# Panhandle Tournament List



## Naby (Jan 18, 2009)

Is there a website somewhere that lists all the tournaments in the Panhandle (or at least the Destin area)? I have searched google and looked on the half hitch site (which i quite out dated) and I haven't found much.

Thanks


----------



## whome (Oct 2, 2007)

I don't know of a website that list all of the tournaments in the area. Outcast bait and tackle prints a Tournament Book each year though that list all the tournaments in the area. The books are available at Outcast as well as some other shops in the area...


----------



## Aquahollic (Sep 24, 2009)

Naby said:


> Is there a website somewhere that lists all the tournaments in the Panhandle (or at least the Destin area)? I have searched google and looked on the half hitch site (which i quite out dated) and I haven't found much.
> 
> Thanks


I tried the same thing a few months ago. I even posted something very similar. Let me know if you find something please.


John


----------



## jim t (Sep 30, 2007)

NEVER forget the Pensacola Redfish Regatta and Smellbow Boom Trash Talking Tourney.
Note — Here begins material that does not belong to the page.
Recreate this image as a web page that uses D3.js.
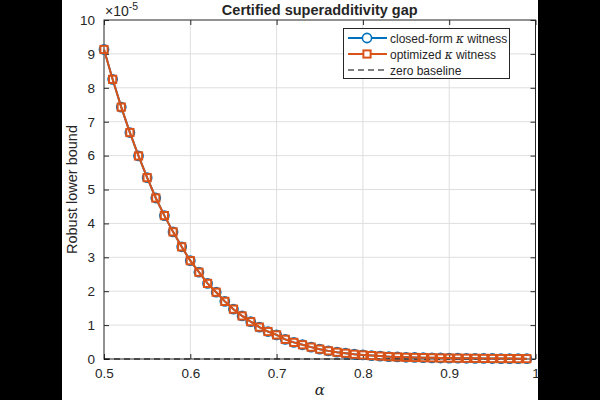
<!DOCTYPE html>
<html><head><meta charset="utf-8">
<script src="https://cdn.jsdelivr.net/npm/d3@7/dist/d3.min.js"></script>
<style>
body{margin:0;background:#000;}
svg{display:block;}
text{font-family:"Liberation Sans",Arial,sans-serif;fill:#262626;}
</style></head><body>
<script>
// Data (values in units of 1e-5)
const alpha = [0.50,0.51,0.52,0.53,0.54,0.55,0.56,0.57,0.58,0.59,
               0.60,0.61,0.62,0.63,0.64,0.65,0.66,0.67,0.68,0.69,
               0.70,0.71,0.72,0.73,0.74,0.75,0.76,0.77,0.78,0.79,
               0.80,0.81,0.82,0.83,0.84,0.85,0.86,0.87,0.88,0.89,
               0.90,0.91,0.92,0.93,0.94,0.95,0.96,0.97,0.98,0.99];
const closedForm = [9.13,8.25,7.43,6.68,5.99,5.35,4.75,4.23,3.75,3.31,
                    2.90,2.56,2.23,1.97,1.70,1.47,1.27,1.10,0.94,0.81,
                    0.71,0.58,0.49,0.42,0.35,0.29,0.24,0.20,0.17,0.14,
                    0.12,0.10,0.085,0.07,0.06,0.05,0.045,0.04,0.035,0.03,
                    0.027,0.024,0.021,0.019,0.017,0.015,0.013,0.012,0.011,0.01];
const optimized = [9.13,8.25,7.43,6.68,5.99,5.35,4.75,4.23,3.75,3.31,
                   2.90,2.56,2.23,1.97,1.70,1.47,1.27,1.10,0.94,0.81,
                   0.71,0.58,0.49,0.42,0.35,0.29,0.24,0.20,0.17,0.14,
                   0.12,0.10,0.085,0.07,0.06,0.05,0.045,0.04,0.035,0.03,
                   0.027,0.024,0.021,0.019,0.017,0.015,0.013,0.012,0.011,0.01];
const baseline = [0, 0];
const xTicks = [0.5,0.6,0.7,0.8,0.9,1];
const yTicks = [0,1,2,3,4,5,6,7,8,9,10];
const yExponent = -5;
const legendLabels = ["closed-form ", "optimized ", "zero baseline"];

const W=600,H=400;
const svg=d3.select("body").append("svg").attr("width",W).attr("height",H);
svg.append("rect").attr("x",62).attr("y",0).attr("width",476).attr("height",400).attr("fill","#fff");

const L=104,R=535.5,T=20,B=359;
const x=d3.scaleLinear().domain([0.5,1]).range([L,R]);
const y=d3.scaleLinear().domain([0,10]).range([B,T]);
const axisColor="#262626";

// grid
const g=svg.append("g");
g.selectAll(".gx").data(xTicks.slice(1,-1)).join("line")
 .attr("x1",d=>x(d)).attr("x2",d=>x(d)).attr("y1",T).attr("y2",B)
 .attr("stroke","#dfdfdf").attr("stroke-width",1);
g.selectAll(".gy").data(yTicks.slice(1,-1)).join("line")
 .attr("y1",d=>y(d)).attr("y2",d=>y(d)).attr("x1",L).attr("x2",R)
 .attr("stroke","#dfdfdf").attr("stroke-width",1);

// axes
function styleAxis(sel){
  sel.select(".domain").remove();
  sel.selectAll(".tick line").attr("stroke",axisColor);
  sel.selectAll(".tick text").attr("fill",axisColor).style("font-size","13.5px");
}
const fmt=d=>d===1?"1":d3.format(".1f")(d);
svg.append("g").attr("transform",`translate(0,${B})`)
 .call(d3.axisBottom(x).tickValues(xTicks).tickFormat(fmt).tickSizeInner(-5).tickSizeOuter(0).tickPadding(9))
 .call(styleAxis);
svg.append("g").attr("transform",`translate(0,${T})`)
 .call(d3.axisTop(x).tickValues(xTicks).tickFormat("").tickSizeInner(-5).tickSizeOuter(0))
 .call(styleAxis);
svg.append("g").attr("transform",`translate(${L},0)`)
 .call(d3.axisLeft(y).tickValues(yTicks).tickFormat(d3.format("d")).tickSizeInner(-5).tickSizeOuter(0).tickPadding(9))
 .call(styleAxis);
svg.append("g").attr("transform",`translate(${R},0)`)
 .call(d3.axisRight(y).tickValues(yTicks).tickFormat("").tickSizeInner(-5).tickSizeOuter(0))
 .call(styleAxis);
svg.append("rect").attr("x",L).attr("y",T).attr("width",R-L).attr("height",B-T)
 .attr("fill","none").attr("stroke",axisColor).attr("stroke-width",1);

// exponent label
const ex=svg.append("text").attr("x",L+1).attr("y",T-4).style("font-size","14px").attr("fill",axisColor);
ex.append("tspan").text("×10");
ex.append("tspan").attr("dy",-6).style("font-size","10.5px").text(String(yExponent));

const blue="#0072BD",orange="#D95319";
const line=d3.line().x((d,i)=>x(alpha[i])).y(d=>y(d));

// baseline
svg.append("line").attr("x1",x(alpha[0])).attr("x2",x(alpha[alpha.length-1]))
 .attr("y1",y(baseline[0])).attr("y2",y(baseline[1]))
 .attr("stroke","#000").attr("stroke-width",1.2).attr("stroke-dasharray","6,4");

// series 1
svg.append("path").datum(closedForm).attr("d",line).attr("fill","none").attr("stroke",blue).attr("stroke-width",2);
svg.selectAll(".c").data(closedForm).join("circle")
 .attr("cx",(d,i)=>x(alpha[i])).attr("cy",d=>y(d)).attr("r",4.6)
 .attr("fill","none").attr("stroke",blue).attr("stroke-width",1.6);
// series 2
svg.append("path").datum(optimized).attr("d",line).attr("fill","none").attr("stroke",orange).attr("stroke-width",2);
svg.selectAll(".s").data(optimized).join("rect")
 .attr("x",(d,i)=>x(alpha[i])-3.6).attr("y",d=>y(d)-3.6).attr("width",7.2).attr("height",7.2)
 .attr("fill","none").attr("stroke",orange).attr("stroke-width",2);

// title & labels
svg.append("text").attr("x",(L+R)/2).attr("y",15).attr("text-anchor","middle")
 .style("font-size","14.5px").style("font-weight","bold").attr("fill","#000").text("Certified superadditivity gap");
svg.append("text").attr("transform",`translate(77,${(T+B)/2}) rotate(-90)`).attr("text-anchor","middle")
 .style("font-size","14.5px").attr("fill",axisColor).text("Robust lower bound");
svg.append("text").attr("x",(L+R)/2).attr("y",395).attr("text-anchor","middle")
 .style("font-family","'DejaVu Serif','Liberation Serif',serif").style("font-style","italic").style("font-size","15px")
 .attr("fill",axisColor).text("α");

// legend
const lg=svg.append("g");
lg.append("rect").attr("x",343.5).attr("y",28.5).attr("width",166).attr("height",50)
 .attr("fill","#fff").attr("stroke",axisColor).attr("stroke-width",1);
const rows=[38,54,70];
const lx1=348,lx2=387,lm=367;
lg.append("line").attr("x1",lx1).attr("x2",lx2).attr("y1",rows[0]).attr("y2",rows[0]).attr("stroke",blue).attr("stroke-width",2);
lg.append("circle").attr("cx",lm).attr("cy",rows[0]).attr("r",4.6).attr("fill","#fff").attr("stroke",blue).attr("stroke-width",1.6);
lg.append("line").attr("x1",lx1).attr("x2",lx2).attr("y1",rows[1]).attr("y2",rows[1]).attr("stroke",orange).attr("stroke-width",2);
lg.append("rect").attr("x",lm-3.6).attr("y",rows[1]-3.6).attr("width",7.2).attr("height",7.2).attr("fill","#fff").attr("stroke",orange).attr("stroke-width",2);
lg.append("line").attr("x1",lx1).attr("x2",lx2).attr("y1",rows[2]).attr("y2",rows[2]).attr("stroke","#000").attr("stroke-width",1.2).attr("stroke-dasharray","6,4");
legendLabels.forEach((lab,i)=>{
  const t=lg.append("text").attr("x",390).attr("y",rows[i]+4.5).style("font-size","12px").attr("fill","#000");
  t.append("tspan").text(lab);
  if(i<2){
    t.append("tspan").style("font-family","'DejaVu Serif','Liberation Serif',serif").style("font-style","italic").text("κ");
    t.append("tspan").text(" witness");
  }
});
</script>
</body></html>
There are "playa's" that in nearly a decade have yet to catch a SINGLE fish...

Let me think:

Squirellfish Dan and CCC come to mind as certain LOSERS every year!!! There was a guy called Msstdog who has run away with his tail betwixt his legs of late.

I, me, jim t, has been part of TWO, 2, more than ONE, CHAMPIONSHIP teams!

I am AWESOME!!!

Jim

(sorry for the thread creep... just a chance to throw stones)


----------